Listen to the sermon (25:54)
Sunday PM Sunday, July 2, 2023

Matthew 6:16-18

Service Outline & Sermon Notes

Service outline and sermon notes automatically generated from video content.

Order of Service

  • Call to Worship — Psalm 48:1-3
  • Hymn — How Great Thou Art (#44)
  • Prayer of Invocation
  • Responsive Reading — Psalm 5
  • Hymn — O God, Our Help in Ages Past (#30)
  • Pastoral Prayer
  • Scripture Reading — Matthew 6:16-18
  • Sermon
  • Hymn — (#534)
  • Benediction

Sermon Title: The Benefits of Fasting

Scripture: Matthew 6:16-18

I. Fasting Brings an Eternal Focus

  • A. Fasting reorients our whole self — body and soul — away from temporal concerns and toward eternal things.

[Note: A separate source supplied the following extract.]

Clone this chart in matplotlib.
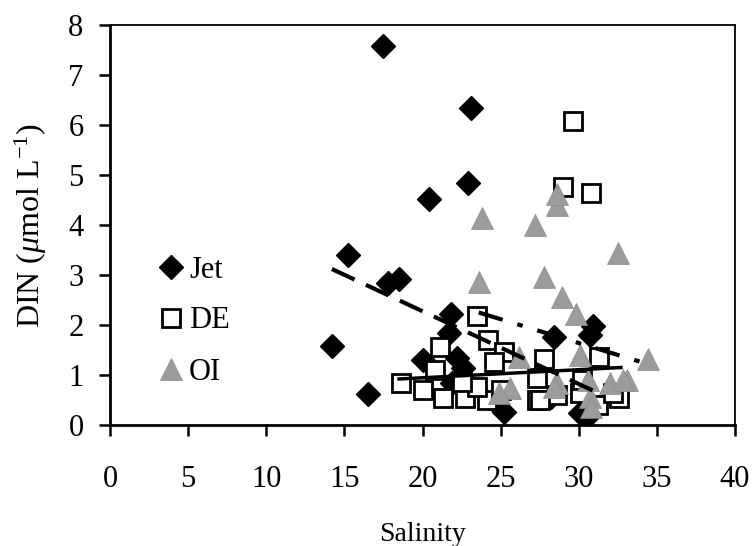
import matplotlib
matplotlib.use("Agg")
import matplotlib.pyplot as plt

plt.rcParams['font.family'] = ['Liberation Serif', 'DejaVu Serif']
plt.rcParams['mathtext.fontset'] = 'custom'
plt.rcParams['mathtext.rm'] = 'Liberation Serif'
plt.rcParams['mathtext.it'] = 'Liberation Serif:italic'
plt.rcParams['lines.scale_dashes'] = False

# ---- data ----
jet_sal = [17.5, 23.1, 22.9, 20.4, 15.2, 17.8, 18.5, 14.2, 16.5, 21.8, 21.7,
           22.2, 20.0, 22.6, 28.4, 30.9, 30.7, 21.9, 25.2, 30.5, 30.1, 28.2, 24.5]
jet_din = [7.58, 6.34, 4.84, 4.52, 3.40, 2.85, 2.92, 1.58, 0.62, 2.22, 1.84,
           1.34, 1.30, 1.15, 1.76, 1.98, 1.80, 0.84, 0.26, 0.16, 0.24, 0.56, 0.50]

de_sal = [29.6, 29.0, 30.8, 23.5, 21.1, 24.2, 25.2, 24.6, 20.8, 18.6, 20.0,
          21.3, 22.7, 24.1, 23.5, 25.0, 27.3, 22.5, 27.8, 31.3, 28.6, 30.1,
          32.6, 27.5, 27.3, 30.2, 31.2, 32.2]
de_din = [6.08, 4.76, 4.64, 2.18, 1.56, 1.70, 1.46, 1.26, 1.10, 0.84, 0.70,
          0.54, 0.54, 0.50, 0.76, 0.70, 0.50, 0.86, 1.32, 1.36, 0.60, 0.64,
          0.54, 0.50, 0.94, 0.90, 0.40, 0.64]

oi_sal = [28.6, 28.6, 23.8, 27.2, 32.5, 23.6, 27.8, 28.9, 29.8, 34.4, 30.1,
          28.6, 30.6, 32.0, 33.1, 30.7, 30.8, 26.2, 25.6, 24.9, 28.4, 32.8]
oi_din = [4.40, 4.62, 4.14, 4.00, 3.44, 2.86, 2.96, 2.56, 2.22, 1.32, 1.40,
          0.84, 0.90, 0.84, 0.90, 0.56, 0.36, 1.36, 0.74, 0.64, 0.76, 0.90]

# trend lines (end points)
jet_trend_x = [14.2, 31.1]
jet_trend_y = [3.12, 0.66]
de_trend_x = [18.5, 32.7]
de_trend_y = [0.92, 1.15]
oi_trend_x = [23.6, 34.4]
oi_trend_y = [2.25, 1.22]

xticks = [0, 5, 10, 15, 20, 25, 30, 35, 40]
yticks = [0, 1, 2, 3, 4, 5, 6, 7, 8]

# ---- figure ----
fig = plt.figure(figsize=(7.53, 5.46), dpi=100)
ax = fig.add_axes([110/753, 121/546, 625/753, 400/546])

ax.plot(jet_sal, jet_din, ls='none', marker='D', ms=12, color='black',
        mec='black', label='Jet', zorder=3)
ax.plot(de_sal, de_din, ls='none', marker='s', ms=13.5, mfc='white',
        mec='black', mew=2, label='DE', zorder=4)
ax.plot(oi_sal, oi_din, ls='none', marker='^', ms=16, color='#9c9c9c',
        mec='#8a8a8a', mew=0.5, label='OI', zorder=5)

ax.plot(jet_trend_x, jet_trend_y, color='black', lw=3,
        ls=(0, (18, 9)), zorder=6)
ax.plot(de_trend_x, de_trend_y, color='black', lw=2.5, ls='-', zorder=6)
ax.plot(oi_trend_x, oi_trend_y, color='black', lw=3,
        ls=(0, (18, 11, 4, 11)), zorder=6)

ax.set_xlim(0, 40)
ax.set_ylim(0, 8)
ax.set_xticks(xticks)
ax.set_yticks(yticks)
ax.tick_params(axis='x', direction='out', length=8, width=1.8, pad=21,
               labelsize=22, top=False)
ax.tick_params(axis='y', direction='out', length=8, width=1.8, pad=11,
               labelsize=22, right=False)
for s in ['left', 'bottom']:
    ax.spines[s].set_linewidth(2)
for s in ['top', 'right']:
    ax.spines[s].set_linewidth(1.3)

ax.set_xlabel('Salinity', fontsize=20, labelpad=20)
ax.set_ylabel(r'DIN ($\mu$mol L$^{-1}$)', fontsize=23, labelpad=14)

leg = ax.legend(loc='center left', bbox_to_anchor=(0.048, 0.26), frameon=False,
                fontsize=22, handletextpad=0.0, labelspacing=0.72,
                handlelength=1.2, borderaxespad=0)

fig.savefig('out.png', dpi=100)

    1. We are slaves to the clock, and the clock works hand in hand with mealtime, crowding out eternal concerns.
    2. C. S. Lewis illustrates this in The Screwtape Letters: the demon Screwtape instructs Wormwood to make his subject feel hungry so that the hustle of the world drowns out his eternal focus.
  • B. Matthew 5:6Blessed are those who hunger and thirst for righteousness, for they shall be satisfied — points to the primary purpose of fasting: hungering for righteousness.

  • C. James 1:22-25 warns against hearing the word without doing it, like a man who looks in a mirror and forgets what he looks like — fasting keeps eternity before our eyes so we do not forget who we are in Christ.

  • D. Matthew 6:33Seek first the kingdom of God and his righteousness — fasting is a means by which our hearts beat for that kingdom which is not of this world.

II. Fasting Brings Expectation of the Future

  • A. Jesus says when you fast, not if — there is a clear expectation that his disciples will fast (Matthew 6:16).

  • B. Luke 5:33-35 — Jesus explains that his disciples will fast when the bridegroom is taken away; we are living in those days, in the time between Christ's first and second Advent.

  • C. The example of Mephibosheth in 2 Samuel 19 — he did not trim his beard or wash his clothes while King David was gone; likewise, we fast while our King is absent.

  • D. Herman Bavinck's The Philosophy of Revelation is referenced: every worldview has an eschatology, but only the Christian eschatology is concrete, resting at the right hand of God the Father.

    1. Marxist, Nietzschean, and Darwinian eschatologies are wishful thinking.
    2. The Christian eschatology is solid — 2 Peter 3:13: we are waiting for new heavens and a new earth in which righteousness dwells.
  • E. Fasting cultivates the waiting posture of the Christian — enabling us to say with the early church, Maranatha, come quickly, Lord Jesus.

    1. Christians are not a "give me my best life now" people but a "give me the hope of the best life ever" people.
    2. Fasting counters our culture's demand for instant gratification and draws our hearts forward to the day of new beginnings.

III. Fasting Brings an Experience of the Father

  • A. Jesus instructs his disciples to fast in secret — not to disfigure their faces like the hypocrites — so that their fasting is seen by the Father alone, who rewards in secret (Matthew 6:17-18).

  • B. This mirrors Jesus's earlier teaching on prayer (addressed the previous week): go into your room, shut the door, and pray to your Father in secret (Matthew 6:6).

    1. When Jesus repeats himself, we must pay attention.
    2. Both prayer and fasting are not for the praise of men but to draw us closer to the Father.
  • C. The illustration of Saving Private Ryan: Captain Miller refuses to describe his wife and her rose bushes, saying he has kept that memory just for himself — to share it would cheapen it.

    1. Intimate fellowship with the Father in secret can similarly be cheapened when made into social currency.
    2. A social media mentality — posting every spiritual experience for approval — seeps into the Christian life and undermines genuine communion with God.
  • D. The reward of fasting is not praise from others but the Father himself — union and communion with the Father, in the Son, by the Spirit.

    1. The Gospel of John presents the reality of being made one with the Son who is one with the Father.
    2. Fasting is one of the means by which we experience this objective reality — invited into the Triune fellowship of Father, Son, and Holy Spirit.
  • E. Practical encouragement: if fasting is not yet part of your Christian life, start small — skip a meal and devote that time to prayer.

    1. Fasting in Scripture most strictly refers to fasting from food, though there may be seasons of fasting from other idols.
    2. God uses fasting as an instrument to draw his saints into deeper fellowship with himself.